In determining whether a hired party is an employee under the general common law of agency, we consider die hiring party's right to control the manner and means by which the product is accomplished. Among the other factors relevant to this inquiry are the skill required; the source of the instrumentalities and tools; the location of the work; the duration of the relationship between the parties; whether the hiring party has the right to assign additional projects to the hired party; the extent of the hired party's discretion over when and how long to work; the method of payment; the hired party's role in hiring and paying assistants; whether the work is part of the regular business of the hiring party; whether the hiring party is in business; the provision of employee benefits; and the tax treatment of the hired party.

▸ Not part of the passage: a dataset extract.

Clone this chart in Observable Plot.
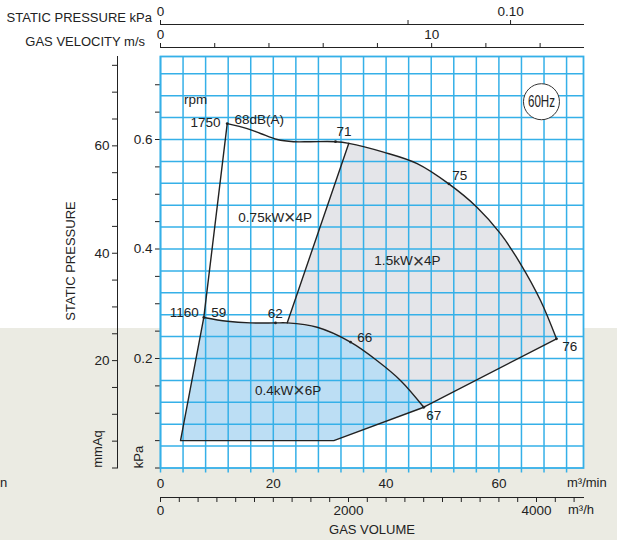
<!DOCTYPE html>
<html><head><meta charset="utf-8">
<script src="https://cdn.jsdelivr.net/npm/d3@7"></script>
<script src="https://cdn.jsdelivr.net/npm/@observablehq/plot@0.6"></script>
<style>
html,body{margin:0;padding:0;}
body{width:617px;height:540px;overflow:hidden;background:linear-gradient(to bottom,#ffffff 0,#ffffff 328px,#ebebe3 328px);font-family:"Liberation Sans",Arial,Helvetica,sans-serif;color:#222;}
#wrap{position:relative;width:617px;height:540px;}
#wrap svg{position:absolute;left:0;top:0;overflow:visible;}
.lbl{position:absolute;font-size:13px;white-space:nowrap;line-height:1;}
.rot{transform:translate(-50%,-50%) rotate(-90deg);}
</style></head><body><div id="wrap">
<div class="lbl" style="right:465px;top:11px;">STATIC PRESSURE kPa</div>
<div class="lbl" style="right:472px;top:35px;">GAS VELOCITY m/s</div>
<div class="lbl rot" style="left:70px;top:261px;">STATIC PRESSURE</div>
<div class="lbl rot" style="left:97px;top:449px;">mmAq</div>
<div class="lbl rot" style="left:138px;top:457px;">kPa</div>
<div class="lbl" style="left:567px;top:476px;">m³/min</div>
<div class="lbl" style="left:568px;top:503px;">m³/h</div>
<div class="lbl" style="left:372px;top:523px;transform:translateX(-50%);">GAS VOLUME</div>
<div class="lbl" style="left:0px;top:476px;">n</div>
</div>
<script>
// ---------- data (gas volume Q in m³/min, static pressure P in kPa) ----------
const q1750 = [11.83, 15.37, 17.73, 20.69, 23.58, 26.60, 31.03, 33.39, 39.54, 45.51, 51.12, 56.15, 60.28, 63.83, 67.38, 70.21];
const p1750 = [0.629, 0.620, 0.611, 0.600, 0.596, 0.596, 0.596, 0.593, 0.577, 0.556, 0.519, 0.476, 0.428, 0.373, 0.306, 0.236];
const q1160 = [7.68, 11.83, 15.96, 20.39, 22.46, 27.78, 33.69, 38.42, 42.55, 46.68];
const p1160 = [0.275, 0.268, 0.265, 0.265, 0.265, 0.257, 0.230, 0.196, 0.160, 0.111];
const qLimit = [70.21, 46.68, 30.73, 3.55, 7.68, 11.83];
const pLimit = [0.236, 0.111, 0.050, 0.050, 0.275, 0.629];
const qSplit = [22.46, 33.39];
const pSplit = [0.265, 0.593];

const dotQ = [11.83, 31.03, 51.12, 70.21, 7.68, 20.39, 33.69, 46.68];
const dotP = [0.629, 0.596, 0.519, 0.236, 0.275, 0.265, 0.230, 0.111];

const labelText   = ["rpm", "1750", "68dB(A)", "71", "75", "76", "1160", "59", "62", "66", "67", "0.75kW×4P", "1.5kW×4P", "0.4kW×6P"];
const labelQ      = [6.21, 10.64, 13.12, 31.21, 51.72, 71.22, 6.79, 8.99, 19.02, 34.88, 47.11, 20.34, 43.79, 22.64];
const labelP      = [0.673, 0.630, 0.6365, 0.6146, 0.534, 0.2225, 0.2835, 0.284, 0.2816, 0.2378, 0.0959, 0.4581, 0.3785, 0.1416];
const labelAnchor = ["middle", "end", "start", "start", "start", "start", "end", "start", "start", "start", "start", "middle", "middle", "middle"];

const hzText = ["60Hz"];
const hzQ = [67.55];
const hzP = [0.669];

const gridQ = [0, 4, 8, 12, 16, 20, 24, 28, 32, 36, 40, 44, 48, 52, 56, 60, 64, 68, 72];
const gridP = [0.04, 0.08, 0.12, 0.16, 0.20, 0.24, 0.28, 0.32, 0.36, 0.40, 0.44, 0.48, 0.52, 0.56, 0.60, 0.64, 0.68, 0.72];
const kPaTicks = [0, 0.05, 0.1, 0.15, 0.2, 0.25, 0.3, 0.35, 0.4, 0.45, 0.5, 0.55, 0.6, 0.65, 0.7];
const kPaLabels = [0.2, 0.4, 0.6];
const mmAqTicks = [0, 5, 10, 15, 20, 25, 30, 35, 40, 45, 50, 55, 60, 65, 70, 75];
const mmAqLabels = [20, 40, 60];
const flowTicks = [0, 20, 40, 60];
const flowHourTicks = [0, 200, 400, 600, 800, 1000, 1200, 1400, 1600, 1800, 2000, 2200, 2400, 2600, 2800, 3000, 3200, 3400, 3600, 3800, 4000, 4200, 4400];
const flowHourLabels = [0, 2000, 4000];
const velTicks = [0, 2, 4, 6, 8, 10, 12, 14];
const velLabels = [0, 10];
const dynTicks = [0, 0.05, 0.10];
const dynLabels = ["0", "", "0.10"];

// ---------- layout ----------
const W = 617, H = 540, ML = 160, MR = 34, MT = 56, MB = 72.5;
const pxPerKPa = 547.5;
const yTop = (H - MB - MT) / pxPerKPa;      // kPa at top of frame
const xTop = 75;                             // m³/min at right of frame
const KPA_TO_MMAQ = 101.972;
const vMax = 15.6;
const pDynMax = 0.6 * vMax * vMax / 1000;
const FONT = '"Liberation Sans", Arial, Helvetica, sans-serif';
const FS = 13.5;
const GRID = "#35b0e8";
const INK = "#222222";
const baseStyle = {background: "transparent", fontFamily: FONT, fontSize: FS + "px", color: "#222", overflow: "visible"};

const pts = (qs, ps) => qs.map((q, i) => ({q, p: ps[i]}));
const c1750 = pts(q1750, p1750), c1160 = pts(q1160, p1160), limit = pts(qLimit, pLimit), split = pts(qSplit, pSplit);
const grayPoly = [split[0], ...c1750.filter(d => d.q >= qSplit[1]), limit[1], ...c1160.filter(d => d.q >= qSplit[0]).reverse()];
const bluePoly = [...c1160, limit[2], limit[3], limit[4]];
const labels = labelText.map((t, i) => ({t, q: labelQ[i], p: labelP[i], a: labelAnchor[i]}));
const hz = hzText.map((t, i) => ({t, q: hzQ[i], p: hzP[i]}));

const main = Plot.plot({
  width: W, height: H, marginLeft: ML, marginRight: MR, marginTop: MT, marginBottom: MB,
  style: baseStyle,
  x: {domain: [0, xTop], ticks: flowTicks, tickSize: 0, tickPadding: 10, label: null},
  y: {domain: [0, yTop], ticks: kPaTicks, tickSize: 5, tickPadding: 3, label: null,
      tickFormat: d => kPaLabels.some(v => Math.abs(v - d) < 1e-9) ? d.toFixed(1) : ""},
  marks: [
    Plot.frame({fill: "white", stroke: "none"}),
    Plot.line(grayPoly, {x: "q", y: "p", fill: "#e4e5e9", stroke: "none"}),
    Plot.line(bluePoly, {x: "q", y: "p", fill: "#bcdef4", stroke: "none"}),
    Plot.ruleX(gridQ, {stroke: GRID, strokeWidth: 1.5, insetBottom: -5}),
    Plot.ruleY(gridP, {stroke: GRID, strokeWidth: 1.5}),
    Plot.frame({stroke: GRID, strokeWidth: 1.8}),
    Plot.line(c1750, {x: "q", y: "p", stroke: INK, strokeWidth: 1.4, curve: "catmull-rom"}),
    Plot.line(c1160, {x: "q", y: "p", stroke: INK, strokeWidth: 1.4, curve: "catmull-rom"}),
    Plot.line(limit, {x: "q", y: "p", stroke: INK, strokeWidth: 1.4}),
    Plot.line(split, {x: "q", y: "p", stroke: INK, strokeWidth: 1.4}),
    Plot.dot(pts(dotQ, dotP), {x: "q", y: "p", r: 1.4, fill: INK, stroke: "none"}),
    Plot.text(labels.filter(d => d.a === "start"), {x: "q", y: "p", text: "t", textAnchor: "start", fill: "#222", fontSize: FS}),
    Plot.text(labels.filter(d => d.a === "end"), {x: "q", y: "p", text: "t", textAnchor: "end", fill: "#222", fontSize: FS}),
    Plot.text(labels.filter(d => d.a === "middle"), {x: "q", y: "p", text: "t", textAnchor: "middle", fill: "#222", fontSize: FS}),
    Plot.dot(hz, {x: "q", y: "p", r: 18, fill: "white", stroke: "#333", strokeWidth: 1}),
    Plot.text(hz, {x: "q", y: "p", text: "t", fill: "#222", fontSize: 17})
  ]
});

// enlarge the thin multiplication cross and condense "60Hz" like the printed chart
d3.select(main).selectAll("text").each(function() {
  const el = d3.select(this);
  const s = el.text();
  if (s.includes("×")) {
    const parts = s.split("×");
    el.text(null);
    el.append("tspan").text(parts[0]);
    el.append("tspan").attr("font-size", "1.45em").attr("font-weight", "300").attr("fill", "#333").attr("dy", "2.5").text("×");
    el.append("tspan").attr("dy", "-2.5").text(parts[1]);
  } else if (s === "60Hz") {
    el.attr("textLength", 27).attr("lengthAdjust", "spacingAndGlyphs");
  }
});

const mmAq = Plot.plot({
  width: W, height: H, marginLeft: 117, marginRight: W - 118, marginTop: MT, marginBottom: MB,
  style: baseStyle,
  y: {domain: [0, yTop * KPA_TO_MMAQ], ticks: mmAqTicks, tickSize: 5, tickPadding: 3, line: true, label: null,
      tickFormat: d => mmAqLabels.includes(d) ? String(d) : ""},
  marks: [Plot.ruleY(mmAqTicks, {strokeOpacity: 0})]
});

const perHour = Plot.plot({
  width: W, height: H, marginLeft: ML, marginRight: MR, marginTop: 496, marginBottom: H - 497,
  style: baseStyle,
  x: {domain: [0, xTop * 60], ticks: flowHourTicks, tickSize: 5, tickPadding: 3, line: true, label: null,
      tickFormat: d => flowHourLabels.includes(d) ? String(d) : ""},
  marks: [Plot.ruleX(flowHourTicks, {strokeOpacity: 0})]
});

const velocity = Plot.plot({
  width: W, height: 70, marginLeft: ML, marginRight: MR, marginTop: 47, marginBottom: 22,
  style: baseStyle,
  x: {axis: "top", domain: [0, vMax], ticks: velTicks, tickSize: 5, tickPadding: 4, line: true, label: null,
      tickFormat: d => velLabels.includes(d) ? String(d) : ""},
  marks: [Plot.ruleX(velTicks, {strokeOpacity: 0})]
});

const dynamic = Plot.plot({
  width: W, height: 50, marginLeft: ML, marginRight: MR, marginTop: 24, marginBottom: 25,
  style: baseStyle,
  x: {axis: "top", type: "sqrt", domain: [0, pDynMax], ticks: dynTicks, tickSize: 5, tickPadding: 4, line: true, label: null,
      tickFormat: d => dynLabels[dynTicks.indexOf(d)] ?? ""},
  marks: [Plot.ruleX(dynTicks, {strokeOpacity: 0})]
});

const wrap = document.getElementById("wrap");
[main, mmAq, perHour, velocity, dynamic].forEach(s => wrap.appendChild(s));
</script></body></html>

Darden, 503 U.S. at 323-24, 112 S.Ct. at 1348 (quoting Community for Creative Non-Violence v. Reid, 490 U.S. 730, 751-52, 109 S.Ct. 2166, 2178-79, 104 L.Ed.2d 811 (1989)).

2

. The only limitation imposed by ERISA appears in § 1052, which provides that a plan may not condition eligibility on the employee completing “a period of service with the employer or employers maintaining the plan ex[*1341] tending beyond the later of the following dates (i) the date on which the employee attains the age of 21; or (ii) the date on which he completes one year of service.” 29 U.S.C. § 1052(a)(1)(A). This section continues: “A plan shall be treated as not meeting the requirements of paragraph (1) unless it provides that any employee who has satisfied the minimum age and service requirements specified in such paragraph, and who is otherwise entitled to participate in the plan” is covered within the earlier of six months, or the beginning of the first plan year, after meeting these requirements. Id. § 1052(a)(4) (emphasis added). Thus, the only limitations imposed by § 1052 are that an ERISA plan not exclude common law employees on the basis of an age older than 21 or a term of service longer than one year — other grounds for exclusion from ERISA plans are permitted. See Abraham v. Exxon Corp., 85 F.3d 1126, 1130 (5th Cir. 1996); Bronk v. Mountain States Tel. & Tel., Inc., 140 F.3d 1335, 1338 (10th Cir.1998).

3

. Unlike Burrey, Coca-Cola’s ERISA plan does not incorporate by reference the definition of "leased employees” from I.R.C. § 414(n). Instead, the plan provides its own definition. Appellant’s argument that Burrey controls the interpretation of "leased employee" under Coca-Cola's plan therefore is incorrect. Cf. Abraham, 85 F.3d at 1130-31 (holding that although exclusion of leased employees from plan may adversely effect tax status under Treasury regulations, court cannot add regulations' requirements to the terms of the plan, so leased employees are excluded by plan).

4

. Appellant would be protected by the FLSA if she were an employee of Coca-Cola under the statute. The definition of ‘‘employee” under the FLSA is broader than that under ERISA. See Nationwide Mut. Ins. Co. v. Darden, 503 U.S. 318, 326, 112 S.Ct. 1344, 1350, 117 L.Ed.2d 581 (1992) (FLSA definition much broader than common law employee analysis used under ERISA); Villarreal v. Woodham, 113 F.3d 202, 205 (11th Cir.1997) (describing "economic reality” analysis under FLSA). Thus, if Appellant were a common law employee of Coca-Cola for purposes of ERISA, she also would be an employee under the FLSA.